[Start of AVAILABLE DATA]
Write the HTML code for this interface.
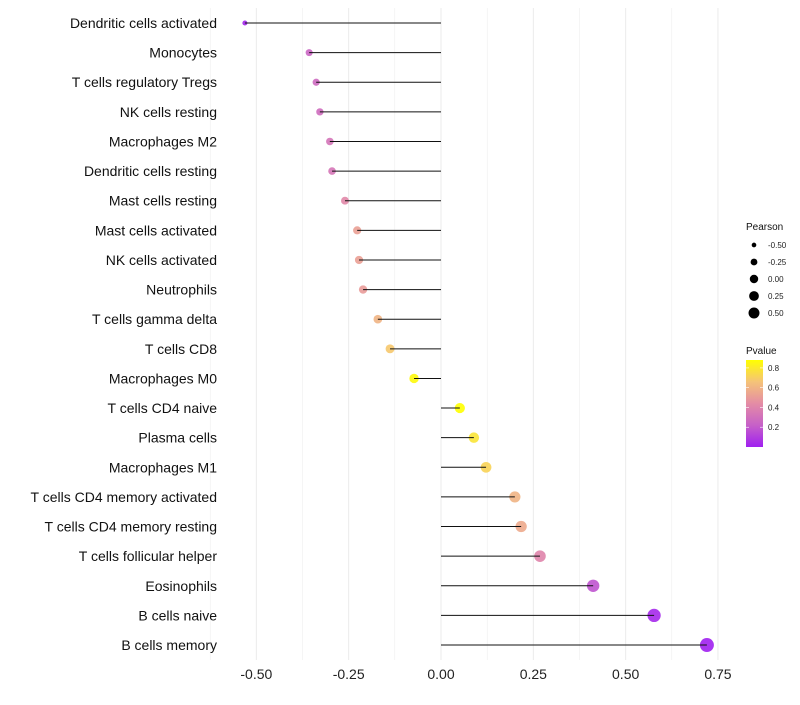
<!DOCTYPE html>
<html><head><meta charset="utf-8"><style>
body{margin:0;background:#fff;font-family:"Liberation Sans",sans-serif}
</style></head><body>
<svg id="chart" width="800" height="700"></svg>
<script>
const categories=["Dendritic cells activated","Monocytes","T cells regulatory  Tregs ","NK cells resting","Macrophages M2","Dendritic cells resting","Mast cells resting","Mast cells activated","NK cells activated","Neutrophils","T cells gamma delta","T cells CD8","Macrophages M0","T cells CD4 naive","Plasma cells","Macrophages M1","T cells CD4 memory activated","T cells CD4 memory resting","T cells follicular helper","Eosinophils","B cells naive","B cells memory"];
const pearson=[-0.531,-0.357,-0.338,-0.328,-0.301,-0.295,-0.260,-0.227,-0.222,-0.211,-0.171,-0.138,-0.073,0.051,0.089,0.122,0.200,0.217,0.268,0.412,0.577,0.720];
const pvalue=[0.02,0.25,0.27,0.28,0.32,0.33,0.42,0.52,0.52,0.5,0.6,0.68,0.86,0.88,0.78,0.72,0.6,0.56,0.4,0.18,0.03,0.0];
const xTicks=[-0.5,-0.25,0,0.25,0.5,0.75];
const xTickLabels=["-0.50","-0.25","0.00","0.25","0.50","0.75"];
const sizeLegend=[-0.5,-0.25,0,0.25,0.5];
const colorLegend=[0.2,0.4,0.6,0.8];

const NS="http://www.w3.org/2000/svg";
const svg=document.getElementById('chart');
function el(t,a,p){const e=document.createElementNS(NS,t);for(const k in a)e.setAttribute(k,a[k]);(p||svg).appendChild(e);return e;}
const x=v=>441+369.3*v;
const y=i=>23+i*29.62;
const r=v=>Math.max(1.8,Math.sqrt(Math.max(0,24.5+34*v)));
const stops=[[0,[160,32,240]],[0.25,[198,96,200]],[0.5,[228,140,165]],[0.75,[245,195,120]],[1,[255,255,0]]];
function col(p){const t=Math.min(1,Math.max(0,p/0.88));for(let i=1;i<stops.length;i++){if(t<=stops[i][0]){const a=stops[i-1],b=stops[i],f=(t-a[0])/(b[0]-a[0]);return 'rgb('+a[1].map((c,k)=>Math.round(c+(b[1][k]-c)*f)).join(',')+')';}}return 'rgb(255,255,0)';}
for(let v=-0.625;v<=0.8;v+=0.125){const g=el('line',{x1:x(v),x2:x(v),y1:8,y2:660,stroke:'#ebebeb','stroke-width':Math.abs((v*4)%1)<0.01?1:0.5});

}
xTicks.forEach((v,i)=>{const t=el('text',{x:x(v),y:679,'text-anchor':'middle','font-size':14,fill:'#222'});t.textContent=xTickLabels[i];

});
categories.forEach((c,i)=>{
const t=el('text',{x:217,y:y(i)+5,'text-anchor':'end','font-size':14,fill:'#111'});t.textContent=c;


const d=el('circle',{cx:x(pearson[i]),cy:y(i),r:r(pearson[i]),fill:col(pvalue[i]),'fill-opacity':0.9});


const l=el('line',{x1:x(0),x2:x(pearson[i]),y1:y(i),y2:y(i),stroke:'#111','stroke-width':1});


});
let t=el('text',{x:746,y:230,'font-size':10,fill:'#111'});t.textContent='Pearson';


sizeLegend.forEach((v,i)=>{const cy=245+i*17;
const c=el('circle',{cx:754,cy:cy,r:r(v)*0.85,fill:'#000'});


const tx=el('text',{x:768,y:cy+3,'font-size':8,fill:'#222'});tx.textContent=v.toFixed(2);

});
t=el('text',{x:746,y:354,'font-size':10,fill:'#111'});t.textContent='Pvalue';


const defs=el('defs',{});const lg=el('linearGradient',{id:'pg',x1:0,y1:1,x2:0,y2:0},defs);
stops.forEach(s=>el('stop',{offset:s[0],'stop-color':'rgb('+s[1].join(',')+')'},lg));
const cb=el('rect',{x:746,y:360,width:17,height:87,fill:'url(#pg)'});


colorLegend.forEach(v=>{const cy=447-v/0.88*87;
el('line',{x1:746,x2:749,y1:cy,y2:cy,stroke:'#fff','stroke-width':0.6});el('line',{x1:760,x2:763,y1:cy,y2:cy,stroke:'#fff','stroke-width':0.6});
const tx=el('text',{x:768,y:cy+3,'font-size':8,fill:'#222'});tx.textContent=v.toFixed(1);

});
</script>
</body></html>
[End of AVAILABLE DATA]
• [TASK BRIEF] Would you return the data exactly as written, without the pictures?

• [RESULT]
Write the HTML code for this interface.
<!DOCTYPE html>
<html><head><meta charset="utf-8"><style>
body{margin:0;background:#fff;font-family:"Liberation Sans",sans-serif}
</style></head><body>
<svg id="chart" width="800" height="700"></svg>
<script>
const categories=["Dendritic cells activated","Monocytes","T cells regulatory  Tregs ","NK cells resting","Macrophages M2","Dendritic cells resting","Mast cells resting","Mast cells activated","NK cells activated","Neutrophils","T cells gamma delta","T cells CD8","Macrophages M0","T cells CD4 naive","Plasma cells","Macrophages M1","T cells CD4 memory activated","T cells CD4 memory resting","T cells follicular helper","Eosinophils","B cells naive","B cells memory"];
const pearson=[-0.531,-0.357,-0.338,-0.328,-0.301,-0.295,-0.260,-0.227,-0.222,-0.211,-0.171,-0.138,-0.073,0.051,0.089,0.122,0.200,0.217,0.268,0.412,0.577,0.720];
const pvalue=[0.02,0.25,0.27,0.28,0.32,0.33,0.42,0.52,0.52,0.5,0.6,0.68,0.86,0.88,0.78,0.72,0.6,0.56,0.4,0.18,0.03,0.0];
const xTicks=[-0.5,-0.25,0,0.25,0.5,0.75];
const xTickLabels=["-0.50","-0.25","0.00","0.25","0.50","0.75"];
const sizeLegend=[-0.5,-0.25,0,0.25,0.5];
const colorLegend=[0.2,0.4,0.6,0.8];

const NS="http://www.w3.org/2000/svg";
const svg=document.getElementById('chart');
function el(t,a,p){const e=document.createElementNS(NS,t);for(const k in a)e.setAttribute(k,a[k]);(p||svg).appendChild(e);return e;}
const x=v=>441+369.3*v;
const y=i=>23+i*29.62;
const r=v=>Math.max(1.8,Math.sqrt(Math.max(0,24.5+34*v)));
const stops=[[0,[160,32,240]],[0.25,[198,96,200]],[0.5,[228,140,165]],[0.75,[245,195,120]],[1,[255,255,0]]];
function col(p){const t=Math.min(1,Math.max(0,p/0.88));for(let i=1;i<stops.length;i++){if(t<=stops[i][0]){const a=stops[i-1],b=stops[i],f=(t-a[0])/(b[0]-a[0]);return 'rgb('+a[1].map((c,k)=>Math.round(c+(b[1][k]-c)*f)).join(',')+')';}}return 'rgb(255,255,0)';}
for(let v=-0.625;v<=0.8;v+=0.125){const g=el('line',{x1:x(v),x2:x(v),y1:8,y2:660,stroke:'#ebebeb','stroke-width':Math.abs((v*4)%1)<0.01?1:0.5});

}
xTicks.forEach((v,i)=>{const t=el('text',{x:x(v),y:679,'text-anchor':'middle','font-size':14,fill:'#222'});t.textContent=xTickLabels[i];

});
categories.forEach((c,i)=>{
const t=el('text',{x:217,y:y(i)+5,'text-anchor':'end','font-size':14,fill:'#111'});t.textContent=c;


const d=el('circle',{cx:x(pearson[i]),cy:y(i),r:r(pearson[i]),fill:col(pvalue[i]),'fill-opacity':0.9});


const l=el('line',{x1:x(0),x2:x(pearson[i]),y1:y(i),y2:y(i),stroke:'#111','stroke-width':1});


});
let t=el('text',{x:746,y:230,'font-size':10,fill:'#111'});t.textContent='Pearson';


sizeLegend.forEach((v,i)=>{const cy=245+i*17;
const c=el('circle',{cx:754,cy:cy,r:r(v)*0.85,fill:'#000'});


const tx=el('text',{x:768,y:cy+3,'font-size':8,fill:'#222'});tx.textContent=v.toFixed(2);

});
t=el('text',{x:746,y:354,'font-size':10,fill:'#111'});t.textContent='Pvalue';


const defs=el('defs',{});const lg=el('linearGradient',{id:'pg',x1:0,y1:1,x2:0,y2:0},defs);
stops.forEach(s=>el('stop',{offset:s[0],'stop-color':'rgb('+s[1].join(',')+')'},lg));
const cb=el('rect',{x:746,y:360,width:17,height:87,fill:'url(#pg)'});


colorLegend.forEach(v=>{const cy=447-v/0.88*87;
el('line',{x1:746,x2:749,y1:cy,y2:cy,stroke:'#fff','stroke-width':0.6});el('line',{x1:760,x2:763,y1:cy,y2:cy,stroke:'#fff','stroke-width':0.6});
const tx=el('text',{x:768,y:cy+3,'font-size':8,fill:'#222'});tx.textContent=v.toFixed(1);

});
</script>
</body></html>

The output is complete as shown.